Best of the Legion Outpost (2005)

The Legion Outpost is one of the oldest and most well-respected of all the comics fanzines. In 2004, as a sister title to their Legion Companion volume, TwoMorrows released an anthology of the best articles from the legendary zine. What is presented has some good, some bad and some odd aspects to it.
Like all good fanzines, The Legion Outpost was driven in great part by passion and enthusiasm for the subject matter. Legion fans are justifiably famous for their love and encyclopedic knowledge of the longtime series. Thus we get articles such as an article about politics on the planet Bismoll (home of Matter-Eater Lad, don’tcha know?) or a look at the astrological signs of the heroes. While those articles are fun, a little of them go a long way for the casual fan.
The nicest feature of the book is the plethora of commissioned art presented. The book includes art by such luminaries as Curt Swan, Dave Cockrum, Walt Simonson, George Perez, Sergio Aragones and many more. It’s a joy to see all this wonderful art, and it really enlivens the book.
The low point of the book to me are some of the interviews. While some, like the interview with Jim Shooter, are very revealing, others are obscure and impossible to follow for the non-initiate. For instance, there’s a nine-page interview with Roy Thomas. Thomas is a great and important figure in comics history, but he wrote maybe a half dozen Legion stories.
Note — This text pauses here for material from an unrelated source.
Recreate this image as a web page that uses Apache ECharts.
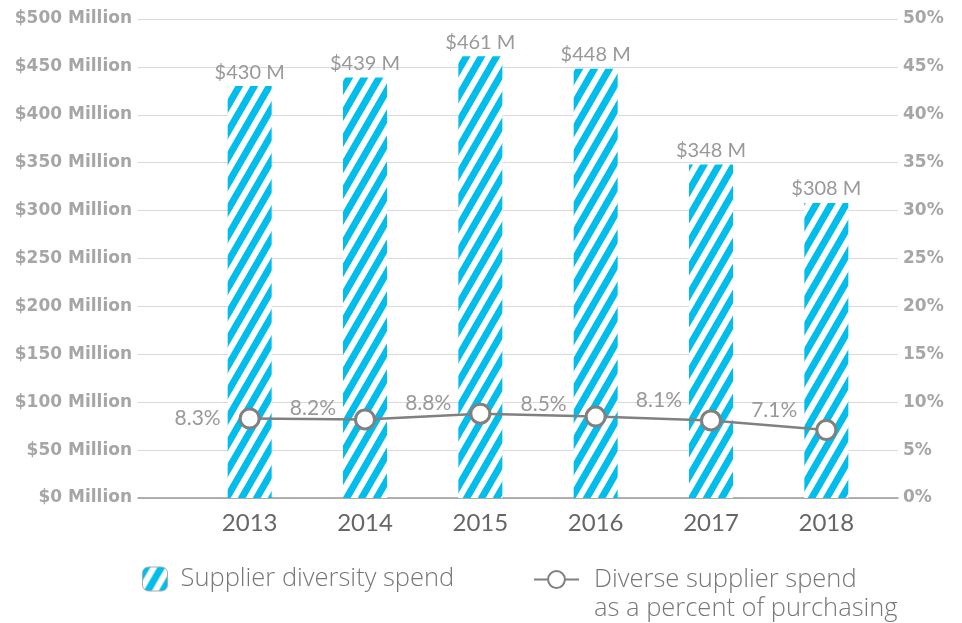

What purpose is served by running a long interview with such an unimportant figure in Legion history?
The interview with longtime Legion editor Mort Weisinger is disappointing in a different way. Weisinger seems defensive about his long editing career, taking great pains to defend himself against fan criticism of his work. It’s a strange interview; I imagine a grandfatherly Weisinger lecturing youthful interviewer Matt Lage while Lage makes complaining faces behind Weisinger’s back. It’s not that Lage is disrespectful; it’s more that Weisinger clearly has his own agenda and bitterness about some aspects of his career.
In the end, a lot of the material presented in BOLO is as obscure as it could possibly be. The interviews with pros are fun in an "inside comics" way, but there’s just not a lot that crosses over to the non-Legion fan. A little bit more context would have helped a lot. Perhaps a time line of Legion history in the comics would have helped; I’m a casual Legion fan and but there was a lot of material in this book for which I just didn’t have any context.
With all my complaints, this is still a 3½ bullet book due to the passion of the contributors and the nice art that’s presented. If you’re a Legion fan, you probably already have and love this book. If you’re not, your mileage might vary.